Avalonia probably began as a long narrow microcontinent that rifted away from the supercontinent of Gondwana, probably from what is now more or less northeastern Africa. A modern analogy might be East Africa today, where the East African Rift System is tearing eastern Africa away from the main continental mass of Africa. Eventually, it may become a long, narrow microcontinent chugging across the Indian Ocean.
Most of what is now northern Scotland and northwestern Ireland were parts of North America, probably pretty close to what is now southeastern Greenland. North America, or Laurentia, was tilted from its present orientation and much further south, so that the Silurian equator ran pretty much along what is now the eastern United States. Baltica and Avalonia were to the south, and the sea between North America and the other two is called the Iapetus Ocean. Some call it the proto-Atlantic Ocean, but it really has nothing directly to do with the modern Atlantic.
As we discussed in the Late Ordovician on March 24 there was probably a volcanic island arc, something like modern Indonesia, off the coast of North America. Its collision with the continent near the end of the Ordovician created the Taconic Orogeny.

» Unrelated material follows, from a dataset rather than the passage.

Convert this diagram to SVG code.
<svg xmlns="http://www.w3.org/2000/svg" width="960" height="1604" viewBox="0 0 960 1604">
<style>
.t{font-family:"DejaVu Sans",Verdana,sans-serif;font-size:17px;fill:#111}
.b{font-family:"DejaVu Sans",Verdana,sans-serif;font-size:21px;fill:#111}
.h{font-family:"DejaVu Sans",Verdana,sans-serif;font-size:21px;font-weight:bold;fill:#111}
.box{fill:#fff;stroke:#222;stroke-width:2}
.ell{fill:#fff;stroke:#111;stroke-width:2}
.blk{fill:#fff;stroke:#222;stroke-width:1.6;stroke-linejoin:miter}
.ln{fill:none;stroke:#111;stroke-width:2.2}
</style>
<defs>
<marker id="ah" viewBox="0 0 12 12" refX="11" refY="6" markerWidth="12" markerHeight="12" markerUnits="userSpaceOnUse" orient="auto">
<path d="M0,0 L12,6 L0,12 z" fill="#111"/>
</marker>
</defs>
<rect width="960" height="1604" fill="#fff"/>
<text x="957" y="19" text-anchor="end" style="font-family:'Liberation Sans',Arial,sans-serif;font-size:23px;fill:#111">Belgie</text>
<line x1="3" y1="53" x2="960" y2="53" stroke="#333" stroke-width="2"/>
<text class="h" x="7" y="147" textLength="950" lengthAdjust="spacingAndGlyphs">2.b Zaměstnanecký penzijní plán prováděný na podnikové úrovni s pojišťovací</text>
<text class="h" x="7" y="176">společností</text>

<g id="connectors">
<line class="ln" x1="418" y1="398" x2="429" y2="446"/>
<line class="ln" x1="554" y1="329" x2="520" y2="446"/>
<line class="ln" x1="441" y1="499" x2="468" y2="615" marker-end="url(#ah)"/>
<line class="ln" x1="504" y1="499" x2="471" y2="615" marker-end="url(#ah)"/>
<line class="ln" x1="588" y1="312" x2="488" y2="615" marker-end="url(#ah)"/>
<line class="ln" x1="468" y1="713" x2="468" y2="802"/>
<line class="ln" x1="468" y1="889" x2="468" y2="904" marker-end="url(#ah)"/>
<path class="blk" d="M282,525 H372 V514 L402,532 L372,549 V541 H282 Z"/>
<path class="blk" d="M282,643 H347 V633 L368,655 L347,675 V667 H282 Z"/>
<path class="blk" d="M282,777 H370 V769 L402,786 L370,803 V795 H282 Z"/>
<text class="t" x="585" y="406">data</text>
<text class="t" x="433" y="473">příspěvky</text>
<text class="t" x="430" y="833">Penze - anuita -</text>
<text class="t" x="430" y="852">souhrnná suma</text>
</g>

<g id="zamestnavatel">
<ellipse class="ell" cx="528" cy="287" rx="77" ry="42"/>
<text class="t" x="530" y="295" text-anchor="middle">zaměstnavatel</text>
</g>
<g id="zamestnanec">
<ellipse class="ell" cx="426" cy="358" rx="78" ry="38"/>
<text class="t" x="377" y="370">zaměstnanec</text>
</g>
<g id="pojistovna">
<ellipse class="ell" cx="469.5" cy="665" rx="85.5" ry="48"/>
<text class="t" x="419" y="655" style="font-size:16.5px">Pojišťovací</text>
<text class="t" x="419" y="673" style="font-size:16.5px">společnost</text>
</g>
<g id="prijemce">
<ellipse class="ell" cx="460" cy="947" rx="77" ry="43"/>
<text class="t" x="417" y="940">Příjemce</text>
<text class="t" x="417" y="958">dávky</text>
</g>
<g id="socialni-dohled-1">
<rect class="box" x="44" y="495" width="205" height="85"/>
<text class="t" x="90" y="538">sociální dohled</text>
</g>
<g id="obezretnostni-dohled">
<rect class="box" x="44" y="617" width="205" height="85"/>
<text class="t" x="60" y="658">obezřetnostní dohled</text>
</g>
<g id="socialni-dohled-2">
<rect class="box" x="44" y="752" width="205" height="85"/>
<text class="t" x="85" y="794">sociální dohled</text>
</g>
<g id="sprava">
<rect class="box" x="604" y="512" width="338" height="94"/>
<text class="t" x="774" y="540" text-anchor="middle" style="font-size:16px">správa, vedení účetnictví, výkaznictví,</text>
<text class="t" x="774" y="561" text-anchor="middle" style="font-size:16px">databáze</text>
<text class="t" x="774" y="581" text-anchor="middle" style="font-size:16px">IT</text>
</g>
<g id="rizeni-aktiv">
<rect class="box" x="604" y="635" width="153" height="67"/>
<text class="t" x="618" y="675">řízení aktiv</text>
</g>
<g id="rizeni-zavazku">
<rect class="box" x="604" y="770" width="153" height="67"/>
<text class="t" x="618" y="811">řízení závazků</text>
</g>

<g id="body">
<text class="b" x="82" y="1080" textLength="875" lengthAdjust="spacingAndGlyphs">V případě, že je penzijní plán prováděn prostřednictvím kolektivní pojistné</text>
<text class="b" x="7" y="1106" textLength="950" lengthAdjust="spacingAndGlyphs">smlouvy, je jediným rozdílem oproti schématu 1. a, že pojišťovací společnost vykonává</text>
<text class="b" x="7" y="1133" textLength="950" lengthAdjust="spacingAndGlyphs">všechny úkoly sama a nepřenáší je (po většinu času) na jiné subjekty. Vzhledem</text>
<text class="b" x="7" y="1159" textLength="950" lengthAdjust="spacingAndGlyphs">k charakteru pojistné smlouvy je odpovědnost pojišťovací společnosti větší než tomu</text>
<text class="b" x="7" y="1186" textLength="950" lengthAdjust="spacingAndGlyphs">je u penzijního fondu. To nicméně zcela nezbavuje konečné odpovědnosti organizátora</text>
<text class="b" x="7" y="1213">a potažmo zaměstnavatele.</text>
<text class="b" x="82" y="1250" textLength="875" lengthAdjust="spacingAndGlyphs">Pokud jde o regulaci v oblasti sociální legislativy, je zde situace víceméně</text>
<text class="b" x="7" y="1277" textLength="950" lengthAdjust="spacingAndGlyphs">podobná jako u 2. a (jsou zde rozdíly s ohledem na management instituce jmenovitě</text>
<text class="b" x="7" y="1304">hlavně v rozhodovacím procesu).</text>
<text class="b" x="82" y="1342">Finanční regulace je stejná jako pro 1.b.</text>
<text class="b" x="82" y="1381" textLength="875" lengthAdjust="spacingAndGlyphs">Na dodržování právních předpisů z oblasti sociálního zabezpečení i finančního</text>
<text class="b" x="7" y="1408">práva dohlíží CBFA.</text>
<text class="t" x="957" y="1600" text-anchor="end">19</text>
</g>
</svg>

Avalonia was working its way across the Iapetus Ocean in complex ways. Britain, pretty much at one end of Avalonia, began to collide with the main Baltica continent probably in the Early to Middle Silurian, about 430 million years ago. Once that end of Avalonia was attached to Baltica, Europe had a long trailing peninsula, perhaps something like the modern Malay Peninsula, but bigger and longer. The Iapetus Ocean was getting narrower and Baltica, with Avalonia attached, continued to move toward North America.
Toward the end of the Silurian, the true continent-continent collision that we call the Caledonian Orogeny was in progress. The mountains that formed were prominent especially in what is now northeastern Greenland and in Norway – and the Iapetus Ocean that was once between Greenland and Norway was gone. Two continents had collided, squeezing a mountain range up between them much like the Himalayas scrunched between colliding India and Asia. There is some evidence in the rocks to indicate that the Greenland-Norway phase of the Caledonian Orogeny actually got started in the Ordovician or even earlier, but I think it’s fair to say that the culmination of the mountain building was during the Silurian. These things take many millions of years.

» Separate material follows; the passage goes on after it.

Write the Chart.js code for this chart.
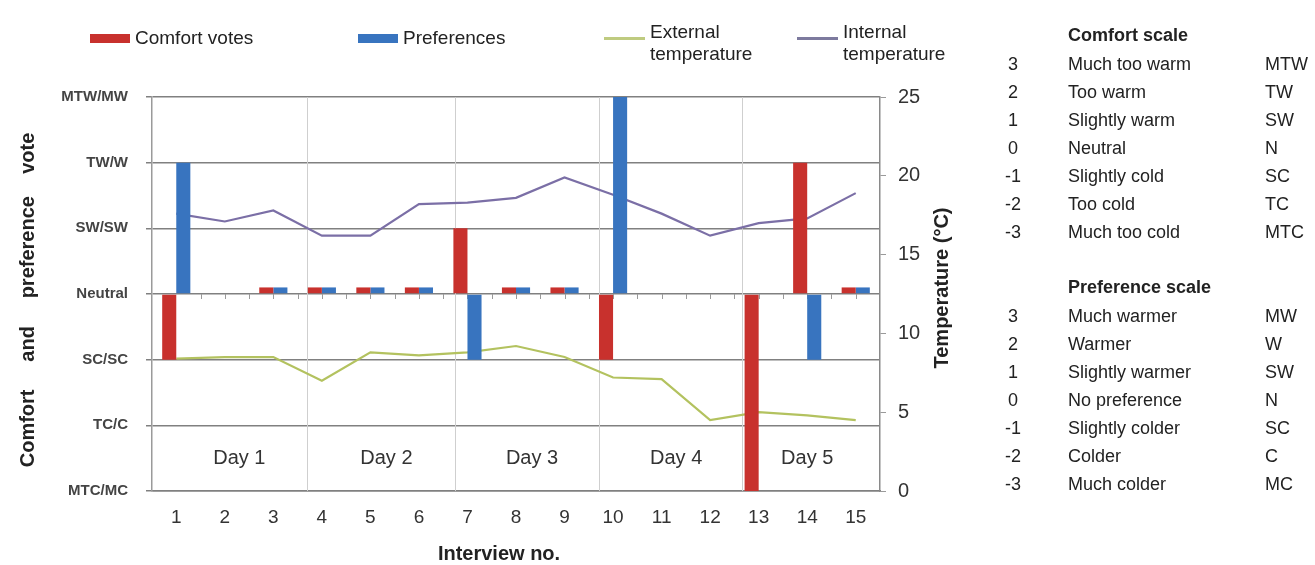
<!DOCTYPE html>
<html>
<head>
<meta charset="utf-8">
<title>Comfort and preference votes with temperatures</title>
<script src="https://cdn.jsdelivr.net/npm/chart.js@4/dist/chart.umd.min.js"></script>
<style>
  html, body { margin: 0; padding: 0; background: #fff; }
  body { width: 1315px; height: 565px; position: relative; overflow: hidden;
         font-family: "Liberation Sans", Arial, Helvetica, sans-serif; color: #222; }
  #wrap { position: absolute; left: 0; top: 0; width: 1315px; height: 565px; }
  .lg-box { position: absolute; height: 9px; width: 40px; }
  .lg-line { position: absolute; height: 3px; width: 41px; }
  .lg-text { position: absolute; font-size: 19px; line-height: 22px; color: #222; white-space: nowrap; }
  .tbl { position: absolute; font-size: 18px; line-height: 28px; color: #222; white-space: nowrap; }
  .tbl .hd { font-weight: bold; }
  .num { position: absolute; width: 30px; text-align: center; }
  .desc { position: absolute; }
  .abbr { position: absolute; }
</style>
</head>
<body>
<div id="wrap"><canvas id="chart"></canvas></div>

<!-- series key -->
<div class="lg-box" style="left:90px;top:34px;background:#c8312d"></div>
<div class="lg-text" style="left:135px;top:27px">Comfort votes</div>
<div class="lg-box" style="left:358px;top:34px;background:#3874bf"></div>
<div class="lg-text" style="left:403px;top:27px">Preferences</div>
<div class="lg-line" style="left:604px;top:37px;background:#bfcb80"></div>
<div class="lg-text" style="left:650px;top:21px">External<br>temperature</div>
<div class="lg-line" style="left:797px;top:37px;background:#7d7a9e"></div>
<div class="lg-text" style="left:843px;top:21px">Internal<br>temperature</div>

<!-- scale definitions -->
<div id="scales"></div>

<script>
// Interview numbers along the x axis
const interviews = ['1','2','3','4','5','6','7','8','9','10','11','12','13','14','15'];

// Votes on the -3..3 scale; neutral votes are plotted as a 0.1 stub so they stay visible
const comfortVotes    = [-1, null, 0.1, 0.1, 0.1, 0.1,  1, 0.1, 0.1, -1, null, null, -3,  2, 0.1];
const preferenceVotes = [ 2, null, 0.1, 0.1, 0.1, 0.1, -1, 0.1, 0.1,  3, null, null, null, -1, 0.1];

// Temperatures in °C
const externalTemp = [8.4, 8.5, 8.5, 7.0, 8.8, 8.6, 8.8, 9.2, 8.5, 7.2, 7.1, 4.5, 5.0, 4.8, 4.5];
const internalTemp = [17.6, 17.1, 17.8, 16.2, 16.2, 18.2, 18.3, 18.6, 19.9, 18.8, 17.6, 16.2, 17.0, 17.3, 18.9];

// Left axis tick labels, from -3 to 3
const voteTickLabels = ['MTC/MC', 'TC/C', 'SC/SC', 'Neutral', 'SW/SW', 'TW/W', 'MTW/MW'];

// Day blocks: separators and label centres, in interview-number units
const dayNames = ['Day 1', 'Day 2', 'Day 3', 'Day 4', 'Day 5'];
const dayCentres = [2.3, 5.33, 8.33, 11.3, 14.0];
const daySeparators = [3.7, 6.75, 9.7, 12.65];

// Axis titles
const xTitle = 'Interview no.';
const voteTitle = 'Comfort\u00A0\u00A0\u00A0\u00A0\u00A0and\u00A0\u00A0\u00A0\u00A0\u00A0preference\u00A0\u00A0\u00A0\u00A0vote';
const tempTitle = 'Temperature (°C)';

// Scale tables shown on the right
const comfortScale = [
  ['3', 'Much too warm', 'MTW'], ['2', 'Too warm', 'TW'], ['1', 'Slightly warm', 'SW'],
  ['0', 'Neutral', 'N'], ['-1', 'Slightly cold', 'SC'], ['-2', 'Too cold', 'TC'],
  ['-3', 'Much too cold', 'MTC']
];
const preferenceScale = [
  ['3', 'Much warmer', 'MW'], ['2', 'Warmer', 'W'], ['1', 'Slightly warmer', 'SW'],
  ['0', 'No preference', 'N'], ['-1', 'Slightly colder', 'SC'], ['-2', 'Colder', 'C'],
  ['-3', 'Much colder', 'MC']
];

function buildScaleTable(title, rows, top) {
  const box = document.createElement('div');
  box.className = 'tbl';
  box.style.left = '0px';
  box.style.top = top + 'px';
  let html = '<div class="desc hd" style="left:1068px;top:0">' + title + '</div>';
  rows.forEach((r, i) => {
    const y = 29 + i * 28;
    html += '<div class="num" style="left:998px;top:' + y + 'px">' + r[0] + '</div>' +
            '<div class="desc" style="left:1068px;top:' + y + 'px">' + r[1] + '</div>' +
            '<div class="abbr" style="left:1265px;top:' + y + 'px">' + r[2] + '</div>';
  });
  box.innerHTML = html;
  document.getElementById('scales').appendChild(box);
}
buildScaleTable('Comfort scale', comfortScale, 21);
buildScaleTable('Preference scale', preferenceScale, 273);

const FONT = '"Liberation Sans", Arial, Helvetica, sans-serif';

// Day separators, day names and the small marks along the neutral line
const dayPlugin = {
  id: 'days',
  beforeDatasetsDraw(chart) {
    const { ctx, chartArea: a, scales } = chart;
    const x = scales.x, yv = scales.y;
    const px = u => x.getPixelForValue(u - 1);
    ctx.save();
    ctx.strokeStyle = '#cfcfcf';
    ctx.lineWidth = 1;
    daySeparators.forEach(u => {
      const p = Math.round(px(u)) + 0.5;
      ctx.beginPath(); ctx.moveTo(p, a.top); ctx.lineTo(p, a.bottom); ctx.stroke();
    });
    // half-step marks under the neutral line
    const y0 = yv.getPixelForValue(0);
    ctx.strokeStyle = '#9a9a9a';
    for (let u = 1.5; u <= interviews.length; u += 0.5) {
      const p = Math.round(px(u)) + 0.5;
      ctx.beginPath(); ctx.moveTo(p, y0); ctx.lineTo(p, y0 + 5); ctx.stroke();
    }
    ctx.fillStyle = '#333';
    ctx.font = '20px ' + FONT;
    ctx.textAlign = 'center';
    ctx.textBaseline = 'middle';
    const yDay = (yv.getPixelForValue(-2) + yv.getPixelForValue(-3)) / 2;
    dayNames.forEach((d, i) => ctx.fillText(d, px(dayCentres[i]), yDay));
    ctx.restore();
  },
  afterDraw(chart) {
    const { ctx, chartArea: a, scales } = chart;
    const mid = (a.top + a.bottom) / 2;
    ctx.save();
    ctx.fillStyle = '#222';
    ctx.font = 'bold 20px ' + FONT;
    ctx.textAlign = 'center';
    ctx.textBaseline = 'middle';
    // x title, under the tick labels
    ctx.fillText(xTitle, scales.x.getPixelForValue(6.65), chart.height - 11);
    // left title, reading upwards
    ctx.save();
    ctx.translate(28, mid + 6);
    ctx.rotate(-Math.PI / 2);
    ctx.fillText(voteTitle, 0, 0);
    ctx.restore();
    // right title, reading upwards
    ctx.save();
    ctx.translate(scales.yT.right - 18, mid - 6);
    ctx.rotate(-Math.PI / 2);
    ctx.fillText(tempTitle, 0, 0);
    ctx.restore();
    ctx.restore();
  }
};

const ctx = document.getElementById('chart').getContext('2d');
new Chart(ctx, {
  data: {
    labels: interviews,
    datasets: [
      { type: 'bar', label: 'Comfort votes', data: comfortVotes, yAxisID: 'y',
        backgroundColor: '#c8312d', categoryPercentage: 0.58, barPercentage: 1.0, order: 0 },
      { type: 'bar', label: 'Preferences', data: preferenceVotes, yAxisID: 'y',
        backgroundColor: '#3874bf', categoryPercentage: 0.58, barPercentage: 1.0, order: 0 },
      { type: 'line', label: 'External temperature', data: externalTemp, yAxisID: 'yT',
        borderColor: '#b3c25f', borderWidth: 2.2, pointRadius: 0, tension: 0, order: 1 },
      { type: 'line', label: 'Internal temperature', data: internalTemp, yAxisID: 'yT',
        borderColor: '#7b6fa6', borderWidth: 2.2, pointRadius: 0, tension: 0, order: 1 }
    ]
  },
  options: {
    responsive: true,
    maintainAspectRatio: false,
    animation: false,
    layout: { padding: { left: 0, right: 355, top: 97, bottom: 0 } },
    plugins: { legend: { display: false }, tooltip: { enabled: false } },
    scales: {
      x: {
        type: 'category',
        offset: true,
        grid: { display: false, drawTicks: false },
        border: { display: true, color: '#808080', width: 1.5 },
        ticks: { color: '#333', font: { family: FONT, size: 19 }, padding: 15, maxRotation: 0 },
        afterFit(s) { s.height = 74; }
      },
      y: {
        position: 'left',
        min: -3, max: 3,
        ticks: { stepSize: 1, color: '#444', padding: 18,
                 font: { family: FONT, size: 15, weight: 'bold' },
                 callback: v => voteTickLabels[v + 3] },
        grid: { color: '#808080', lineWidth: 1.5, tickLength: 6, drawTicks: true },
        border: { display: true, color: '#9a9a9a', width: 1.5 },
        afterFit(s) { s.width = 152; }
      },
      yT: {
        position: 'right',
        min: 0, max: 25,
        ticks: { stepSize: 5, color: '#333', padding: 12, font: { family: FONT, size: 20 } },
        grid: { drawOnChartArea: false, color: '#9a9a9a', tickLength: 6 },
        border: { display: true, color: '#8a8a8a', width: 1.5 },
        afterFit(s) { s.width = 80; }
      }
    }
  },
  plugins: [dayPlugin]
});
</script>
</body>
</html>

Further along the colliding belt, the far north of Scotland and northwestern Ireland, which were sitting there on North America, were sutured to Avalonia and touched the rest of Britain for the first time.
Southeastern Newfoundland and northern Nova Scotia, which were part of Avalonia, joined with New Brunswick and the Northern Peninsula of Newfoundland, which were already parts of North America. In North America, this is sometimes called the Acadian Orogeny, for the French name of Nova Scotia. And to be accurate, it was really only getting started during the Silurian. We’ll talk a bit more about it next month, during the Devonian, but it was part of this great complex collision often lumped together as the Caledonian Orogeny.
Don’t visualize all this as a nice straightforward head-on impact. It looks like the assemblage was at least in part a result of complex glancing blows and sliding, oblique collisions. At times, it might have been something like western North America today, where the Queen Charlotte Islands off British Columbia are sliding along a major strike-slip fault, a break where two distinct terranes slide past each other. But don’t even visualize that as a nice smooth slide, either. Think of fits and starts, with collision here, pulling apart there, and generally a lot of diverse action making a geological mess of things.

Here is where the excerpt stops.